D'où l'idée de rendre presque obligatoire la résidence alternée, comme c'est le cas en Belgique ou en Italie où les chiffres ont doublé atteignant 40% des couples en Italie. Alors que cette garde égalitaire ne concerne que 14% des couples séparés aux Etats-Unis et 20% au Québec. Mais ces chiffres ne recouvrent pas toute la réalité.
Un magistrat belge me confiait récemment qu'en Belgique la résidence alternée c'est une semaine chez maman, une semaine chez mamie. Le danger de ce texte est qu'il impose la résidence (c'est à dire le lieu administratif de la garde) alternée mais ne dit rien sur la prise en charge effective et concrète des enfants.

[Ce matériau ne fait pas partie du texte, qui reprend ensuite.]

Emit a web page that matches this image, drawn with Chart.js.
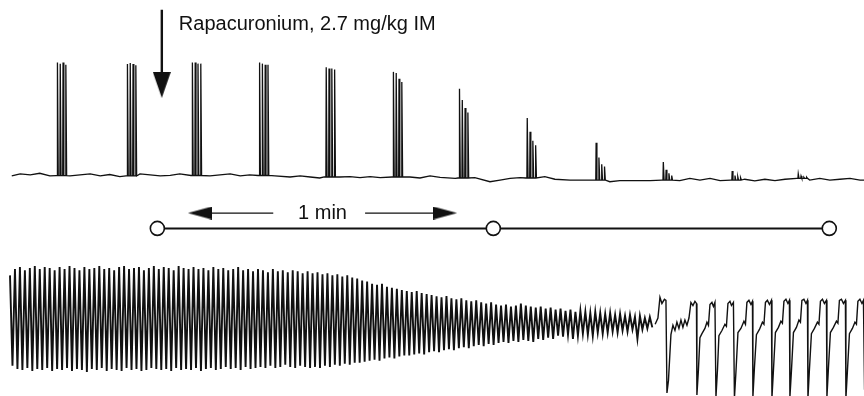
<!DOCTYPE html>
<html>
<head>
<meta charset="utf-8">
<script src="https://cdn.jsdelivr.net/npm/chart.js@4.4.1/dist/chart.umd.min.js"></script>
<style>
  html, body { margin: 0; padding: 0; background: #fff; }
  canvas { display: block; }
</style>
</head>
<body>
<canvas id="trace" width="864" height="396"></canvas>
<script>
// train-of-four, start of each train (s)
const tofStart = [10.2, 22.7, 34.3, 46.3, 58.2, 70.2, 82.0, 94.1, 106.4, 118.4, 130.7, 142.5];
// T1..T4 of each train, % of control
const tofHeight = [
    [100, 99, 100, 98],
    [99, 100, 99, 98],
    [100, 100, 99, 99],
    [100, 99, 98, 98],
    [97, 96, 96, 95],
    [93, 92, 87, 84],
    [79, 69, 62, 58],
    [53, 41, 33, 29],
    [33, 20, 14, 12],
    [16, 9, 6, 4],
    [8, 4, 3, 2],
    [4, 2, 1, 1]
];
const tofGap = 0.5; // 2 Hz

// top trace baseline between trains
const baseT = [
    2.1, 3.6, 5.4, 7.1, 8.9, 10.0,
    12.5, 14.3, 16.1, 17.9, 19.6, 21.4, 22.5,
    25.0, 26.8, 28.6, 30.4, 32.1, 34.1,
    37.5, 39.3, 41.1, 42.9, 44.6, 46.1,
    49.1, 51.8, 53.6, 55.4, 57.1, 57.9,
    60.7, 62.5, 64.3, 66.1, 67.9, 70.0,
    73.2, 75.0, 76.8, 78.6, 81.3, 81.8,
    84.8, 87.5, 89.3, 91.1, 92.9, 93.9,
    97.3, 99.1, 101.8, 105.4, 106.1,
    108.9, 110.7, 114.3, 116.1, 118.2,
    121.4, 123.2, 125.0, 126.8, 128.6, 130.5,
    133.0, 134.8, 136.6, 138.4, 140.2, 142.3,
    144.6, 146.4, 148.2, 150.0, 151.8, 153.6, 154.3
];
const baseV = [
    0.9, 2.7, 1.8, 3.3, 0.9, 1.2,
    0.9, 1.8, 2.7, 0.9, 2.2, 0.3, 0.9,
    2.7, 1.8, 0.9, 1.5, 2.7, 1.3,
    0.9, 1.8, 2.7, 0.9, 1.8, 1.3,
    0.9, 0, 0.9, 0, -0.9, 0,
    0, 0.3, -0.6, 0.3, -0.6, 0,
    0, -0.9, 0.9, -0.3, -1.2, -0.9,
    -0.6, -4.2, -2.7, -1.2, -0.6, -0.9,
    0.3, -2.0, -2.7, -2.7, -2.7,
    -4.2, -3.3, -3.3, -3.3, -2.7,
    -3.3, -1.2, -2.7, -1.2, -3.3, -2.7,
    -2.0, -3.5, -2.0, -3.3, -2.0, -1.2,
    -2.7, -1.2, -2.7, -2.0, -1.2, -2.7, -2.7
];

// lower trace, 1 Hz twitch: peak and trough of each cycle
const twitchPeak = [
    91, 97, 99, 96, 98, 100, 97, 99, 98, 96,
    99, 97, 100, 98, 96, 99, 97, 98, 100, 97,
    98, 96, 99, 100, 97, 98, 99, 96, 98, 100,
    97, 99, 98, 96, 100, 98, 97, 99, 97, 98,
    96, 99, 97, 98, 96, 97, 99, 96, 97, 95,
    97, 96, 94, 97, 95, 96, 94, 96, 95, 93,
    95, 93, 94, 92, 93, 91, 92, 90, 91, 89,
    88, 86, 85, 83, 82, 83, 80, 79, 78, 77,
    76, 75, 76, 74, 73, 72, 71, 70, 71, 69,
    68, 69, 67, 66, 67, 65, 64, 65, 63, 62,
    63, 61, 62, 64, 62, 61, 60, 61, 59, 60,
    58, 59, 57, 58, 56, 57, 56, 55, 56, 55,
    54, 55, 53, 54, 52, 53, 51, 52, 50, 51
];
const twitchTrough = [
    4, 1, 0, 2, -1, 1, 0, 2, -1, 1,
    0, 2, -1, 1, 0, -2, 1, 0, 2, -1,
    1, 0, -1, 2, 0, 1, -1, 0, 2, 1,
    0, 1, -1, 2, 0, 1, 0, 2, -1, 1,
    2, 0, 1, 3, 1, 2, 0, 3, 1, 2,
    3, 2, 4, 2, 3, 5, 3, 2, 4, 3,
    2, 3, 2, 4, 3, 5, 4, 6, 5, 7,
    7, 8, 9, 10, 9, 11, 12, 11, 13, 14,
    14, 15, 16, 15, 17, 18, 17, 19, 20, 19,
    21, 22, 21, 23, 24, 23, 25, 24, 26, 27,
    26, 28, 27, 29, 28, 27, 30, 29, 31, 30,
    33, 32, 34, 30, 33, 35, 34, 33, 36, 35,
    36, 37, 36, 38, 37, 39, 30, 39, 40, 41
];

// lower trace after paralysis: breathing (time s, level)
const breathT = [
    117.0, 117.5, 117.86, 118.21, 118.66, 118.93, 119.11, 119.38, 119.82, 120.18, 120.54, 120.89,
    121.25, 121.61, 121.96, 122.32, 122.68, 123.04, 123.39, 123.75, 124.11, 124.38, 124.46,
    124.73, 125.0, 125.36, 125.89, 126.25, 126.52, 126.79, 127.14, 127.41, 127.68, 127.86,
    128.13, 128.39, 128.93, 129.46, 129.73, 130.0, 130.36, 130.63, 130.98, 131.16,
    131.43, 131.79, 132.32, 132.86, 133.13, 133.39, 133.75, 134.11, 134.38, 134.46,
    134.73, 135.09, 135.63, 136.16, 136.43, 136.70, 137.05, 137.41, 137.77, 137.86,
    138.13, 138.48, 139.02, 139.46, 139.73, 140.0, 140.36, 140.71, 140.98, 141.07,
    141.34, 141.70, 142.23, 142.68, 142.95, 143.21, 143.57, 143.93, 144.20, 144.29,
    144.55, 144.91, 145.45, 145.98, 146.25, 146.52, 146.88, 147.23, 147.59, 147.68,
    147.95, 148.30, 148.84, 149.38, 149.64, 149.91, 150.27, 150.63, 150.98, 151.07,
    151.34, 151.70, 152.23, 152.68, 152.95, 153.21, 153.57, 153.93, 154.20, 154.4
];
const breathV = [
    44, 50, 70, 64, 68, 67, -22, -10, 34, 43, 38, 46,
    40, 48, 41, 48, 43, 50, 65, 62, 66, 64, -24,
    0, 31, 35, 40, 46, 43, 63, 65, 61, 65, -26,
    0, 33, 38, 44, 42, 64, 66, 62, 65, -27,
    -2, 36, 40, 47, 44, 65, 67, 63, 66, -26,
    2, 34, 39, 46, 44, 65, 67, 63, 67, -27,
    0, 36, 41, 47, 45, 66, 68, 64, 67, -26,
    -1, 36, 41, 48, 46, 67, 68, 64, 67, -27,
    0, 35, 40, 46, 44, 66, 68, 64, 67, -26,
    2, 36, 41, 47, 45, 67, 68, 64, 67, -27,
    -1, 35, 40, 46, 44, 66, 68, 64, 67, -19
];

// time marks (s) and injection
const minuteMarks = [28.1, 88.1, 148.1];
const minArrowLeft = [48.8, 35.7];
const minArrowRight = [65.2, 79.5];
const injectionT = 28.9;
const drugLabel = 'Rapacuronium, 2.7 mg/kg IM';
const scaleLabel = '1 min';

const ink = '#111';

// merge baseline and trains into one pen trace
const topTrace = [];
let bi = 0, level = baseV[0];
tofStart.forEach((t0, k) => {
    while (bi < baseT.length && baseT[bi] < t0) {
        level = baseV[bi];
        topTrace.push({ x: baseT[bi], y: level });
        bi++;
    }
    tofHeight[k].forEach((h, j) => {
        const t = t0 + j * tofGap;
        topTrace.push({ x: t, y: level }, { x: t + 0.06, y: level + h }, { x: t + 0.2, y: level });
    });
});
for (; bi < baseT.length; bi++) topTrace.push({ x: baseT[bi], y: baseV[bi] });

const twitchTrace = [];
twitchPeak.forEach((p, i) => {
    twitchTrace.push({ x: i, y: p }, { x: i + 0.5, y: twitchTrough[i] });
});
const breathTrace = breathT.map((t, i) => ({ x: t, y: breathV[i] }));

function arrowHead(w, h) {
    const c = document.createElement('canvas');
    c.width = w;
    c.height = h;
    const g = c.getContext('2d');
    g.fillStyle = ink;
    g.beginPath();
    g.moveTo(w / 2, 0);
    g.lineTo(w, h);
    g.lineTo(0, h);
    g.closePath();
    g.fill();
    return c;
}
const bigHead = arrowHead(18, 26);
const smallHead = arrowHead(13, 24);

function arrow(data, head, rot, width) {
    return {
        data: data,
        borderColor: ink,
        borderWidth: width,
        pointRadius: data.map((d, i) => i === data.length - 1 ? 5 : 0),
        pointStyle: data.map((d, i) => i === data.length - 1 ? head : 'circle'),
        pointRotation: rot,
        xAxisID: 'x',
        yAxisID: 'yTop'
    };
}

const textLabels = {
    id: 'textLabels',
    afterDatasetsDraw(chart) {
        const { ctx, scales } = chart;
        ctx.save();
        ctx.fillStyle = ink;
        ctx.font = '20px "Liberation Sans", Arial, sans-serif';
        ctx.textBaseline = 'alphabetic';
        ctx.fillText(drugLabel, scales.x.getPixelForValue(injectionT) + 17, scales.yTop.getPixelForValue(130));
        ctx.textAlign = 'center';
        ctx.textBaseline = 'middle';
        const mid = (minArrowLeft[1] + minArrowRight[1]) / 2;
        ctx.fillText(scaleLabel, scales.x.getPixelForValue(mid), scales.yTop.getPixelForValue(-31.9));
        ctx.restore();
    }
};

new Chart(document.getElementById('trace'), {
    type: 'line',
    data: {
        datasets: [
            {
                data: topTrace,
                borderColor: ink,
                borderWidth: 1.3,
                pointRadius: 0,
                xAxisID: 'x',
                yAxisID: 'yTop'
            },
            {
                data: twitchTrace,
                borderColor: ink,
                borderWidth: 1.9,
                pointRadius: 0,
                xAxisID: 'xTw',
                yAxisID: 'yBot'
            },
            {
                data: breathTrace,
                borderColor: ink,
                borderWidth: 1.4,
                pointRadius: 0,
                xAxisID: 'x',
                yAxisID: 'yBot'
            },
            {
                data: minuteMarks.map(t => ({ x: t, y: -45.5 })),
                borderColor: ink,
                borderWidth: 2,
                pointRadius: 7,
                pointBackgroundColor: '#fff',
                pointBorderColor: ink,
                pointBorderWidth: 1.6,
                xAxisID: 'x',
                yAxisID: 'yTop'
            },
            arrow([{ x: injectionT, y: 148 }, { x: injectionT, y: 81.4 }], bigHead, 180, 2.4),
            arrow(minArrowLeft.map(t => ({ x: t, y: -31.9 })), smallHead, -90, 1.3),
            arrow(minArrowRight.map(t => ({ x: t, y: -31.9 })), smallHead, 90, 1.3)
        ]
    },
    options: {
        responsive: false,
        animation: false,
        layout: { padding: 0, autoPadding: false },
        plugins: { legend: { display: false }, tooltip: { enabled: false } },
        elements: { line: { tension: 0 } },
        scales: {
            x: { type: 'linear', min: 0, max: 154.3, display: false },
            xTw: { type: 'linear', min: -2.016, max: 172.18, display: false },
            yTop: { type: 'linear', min: -193.8, max: 156.6, display: false },
            yBot: { type: 'linear', min: -25, max: 355.8, display: false }
        }
    },
    plugins: [textLabels]
});
</script>
</body>
</html>
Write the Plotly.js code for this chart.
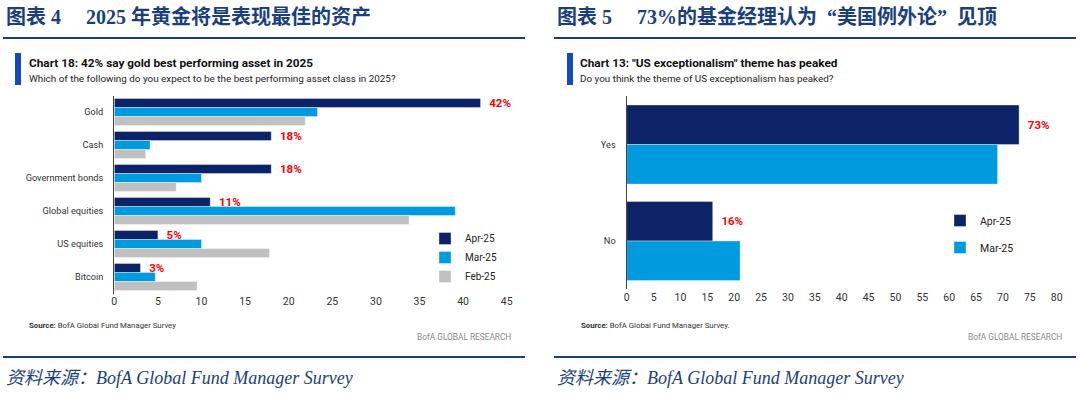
<!DOCTYPE html>
<html><head><meta charset="utf-8">
<script src="https://cdn.plot.ly/plotly-3.0.1.min.js"></script>
<style>html,body{margin:0;padding:0;background:#fff}#chart{width:1080px;height:394px}</style>
</head><body><div id="chart"></div>
<script>
// Left chart: best performing asset class in 2025 (%)
const assetCategories = ['Gold', 'Cash', 'Government bonds', 'Global equities', 'US equities', 'Bitcoin'];
const assetApr25 = [42, 18, 18, 11, 5, 3];
const assetMar25 = [23.3, 4.1, 10, 39.1, 10, 4.7];
const assetFeb25 = [21.9, 3.6, 7.1, 33.8, 17.8, 9.5];

// Right chart: has the US exceptionalism theme peaked? (%)
const peakCategories = ['Yes', 'No'];
const peakApr25 = [73, 16];
const peakMar25 = [69, 21.1];

const seriesNames = ['Apr-25', 'Mar-25', 'Feb-25'];
const leftTicks = [0, 5, 10, 15, 20, 25, 30, 35, 40, 45];
const rightTicks = [0, 5, 10, 15, 20, 25, 30, 35, 40, 45, 50, 55, 60, 65, 70, 75, 80];

const C_APR = '#0c2368', C_MAR = '#009bdf', C_FEB = '#c0c0c0';
const SANS = 'Roboto, "Noto Sans", sans-serif';
const HEAD = '"Liberation Serif", "Noto Sans CJK SC", serif';
const NAVY = '#1b3f7e';
const SP = '\u00a0';

function barTrace(x, y, name, color, axes, legend, withLabel) {
  const t = {
    type: 'bar', orientation: 'h', x: x, y: y, name: name,
    marker: {color: color, line: {color: 'rgba(255,255,255,0.6)', width: 0.6}},
    xaxis: axes[0], yaxis: axes[1], legend: legend, legendgroup: legend + name,
    hoverinfo: 'skip', cliponaxis: false
  };
  if (withLabel) {
    t.text = x.map(v => '  ' + v + '%');
    t.textposition = 'outside';
    t.constraintext = 'none';
    t.textfont = {color: '#ff0000', size: 11.5, family: SANS, weight: 'bold'};
  } else {
    t.textposition = 'none';
  }
  return t;
}

const data = [
  barTrace(assetApr25, assetCategories, seriesNames[0], C_APR, ['x', 'y'], 'legend', true),
  barTrace(assetMar25, assetCategories, seriesNames[1], C_MAR, ['x', 'y'], 'legend', false),
  barTrace(assetFeb25, assetCategories, seriesNames[2], C_FEB, ['x', 'y'], 'legend', false),
  barTrace(peakApr25, peakCategories, seriesNames[0], C_APR, ['x2', 'y2'], 'legend2', true),
  barTrace(peakMar25, peakCategories, seriesNames[1], C_MAR, ['x2', 'y2'], 'legend2', false)
];

function ann(text, x, y, opts) {
  return Object.assign({text: text, x: x / 1080, y: 1 - y / 394, xref: 'paper', yref: 'paper',
    showarrow: false, xanchor: 'left', yanchor: 'middle', align: 'left'}, opts || {});
}
function hline(x0, x1, y, color, w) {
  return {type: 'line', xref: 'paper', yref: 'paper', x0: x0 / 1080, x1: x1 / 1080,
    y0: 1 - y / 394, y1: 1 - y / 394, line: {color: color, width: w}};
}
function rect(x0, x1, y0, y1, color) {
  return {type: 'rect', xref: 'paper', yref: 'paper', x0: x0 / 1080, x1: x1 / 1080,
    y0: 1 - y1 / 394, y1: 1 - y0 / 394, line: {width: 0}, fillcolor: color};
}

const axisX = (domain, ticks, range) => ({
  domain: domain, range: range, tickvals: ticks, ticktext: ticks.map(String),
  showgrid: false, zeroline: false, showline: false, ticks: '', ticklen: 0,
  tickfont: {family: SANS, size: 10.5, color: '#333'}, fixedrange: true
});
const axisY = (domain, anchor) => ({
  domain: domain, anchor: anchor, autorange: 'reversed', showgrid: false, zeroline: false,
  showline: true, linecolor: '#444', linewidth: 1.2, ticks: '', ticklabelstandoff: 8,
  tickfont: {family: SANS, size: 9.2, color: '#333'}, fixedrange: true
});

const layout = {
  width: 1080, height: 394, margin: {l: 0, r: 0, t: 0, b: 0},
  paper_bgcolor: '#fff', plot_bgcolor: '#fff',
  barmode: 'group', bargap: 0.18, bargroupgap: 0,
  xaxis: Object.assign(axisX([114.3 / 1080, 506.7 / 1080], leftTicks, [0, 45]), {anchor: 'y'}),
  yaxis: axisY([1 - 293.5 / 394, 1 - 95.5 / 394], 'x'),
  xaxis2: Object.assign(axisX([626.7 / 1080, 1056.7 / 1080], rightTicks, [0, 80]), {anchor: 'y2'}),
  yaxis2: axisY([1 - 289.3 / 394, 1 - 96.3 / 394], 'x2'),
  legend: {x: 425 / 1080, y: 1 - 224 / 394, xanchor: 'left', yanchor: 'top',
    font: {family: SANS, size: 10, color: '#222'}, bgcolor: 'rgba(0,0,0,0)',
    tracegroupgap: 0, itemwidth: 30},
  legend2: {x: 940 / 1080, y: 1 - 206 / 394, xanchor: 'left', yanchor: 'top',
    font: {family: SANS, size: 10.5, color: '#222'}, bgcolor: 'rgba(0,0,0,0)',
    tracegroupgap: 8, itemwidth: 30},
  shapes: [
    hline(3, 525, 38, NAVY, 2.2), hline(554, 1076, 38, NAVY, 2.2),
    hline(3, 525, 357, NAVY, 2), hline(554, 1076, 357, NAVY, 2),
    rect(15, 21, 53, 85, '#1448c0'), rect(567, 573, 53, 85, '#1448c0')
  ],
  annotations: [
    ann('<b>图表' + SP + '4' + SP.repeat(5) + '2025' + SP + '年黄金将是表现最佳的资产</b>', 4, 16, {font: {family: HEAD, size: 20, color: NAVY}}),
    ann('<b>图表' + SP + '5' + SP.repeat(5) + '73%的基金经理认为' + SP + SP + '“美国例外论”' + SP + SP + '见顶</b>', 555, 16, {font: {family: HEAD, size: 20, color: NAVY}}),
    ann('<b>Chart 18: 42% say gold best performing asset in 2025</b>', 27, 63, {font: {family: SANS, size: 11.8, color: '#111'}}),
    ann('Which of the following do you expect to be the best performing asset class in 2025?', 27, 78, {font: {family: SANS, size: 9.9, color: '#222'}}),
    ann('<b>Chart 13: "US exceptionalism" theme has peaked</b>', 578, 63, {font: {family: SANS, size: 11.8, color: '#111'}}),
    ann('Do you think the theme of US exceptionalism has peaked?', 578, 78, {font: {family: SANS, size: 9.9, color: '#222'}}),
    ann('<b>Source:</b> BofA Global Fund Manager Survey', 27, 325, {font: {family: SANS, size: 7.8, color: '#333'}}),
    ann('<b>Source:</b> BofA Global Fund Manager Survey.', 579, 325, {font: {family: SANS, size: 7.8, color: '#333'}}),
    ann('BofA GLOBAL RESEARCH', 513, 337, {xanchor: 'right', font: {family: SANS, size: 8.3, color: '#8a8a8a'}}),
    ann('BofA GLOBAL RESEARCH', 1064, 337, {xanchor: 'right', font: {family: SANS, size: 8.3, color: '#8a8a8a'}}),
    ann('<i>资料来源：BofA Global Fund Manager Survey</i>', 4, 378, {font: {family: HEAD, size: 18, color: NAVY}}),
    ann('<i>资料来源：BofA Global Fund Manager Survey</i>', 555, 378, {font: {family: HEAD, size: 18, color: NAVY}})
  ]
};

Plotly.newPlot('chart', data, layout, {displayModeBar: false, staticPlot: true});
</script>
</body></html>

Sibylle Gollac, sociologue au CNRS
11 associations féministes ou de protection de l'enfance dénoncent donc aujourd'hui le flou de cette proposition qui ne dit rien sur les modalités ni sur la fréquence de la garde des enfants (qui peut aller de 10 à 90% du temps) et qui en imposant la résidence administrative alternée pourrait surtout permettre à certains pères de toucher les allocations familiales, ou de payer moins d’impôts, voire de ne plus verser de pension alimentaire.
Le texte ne va donc pas forcément dans le sens de l'égalité hommes femmes et surtout il est bien loin de l 'intérêt supérieur de l'enfant (principe de base qui n’apparaît plus dans la proposition).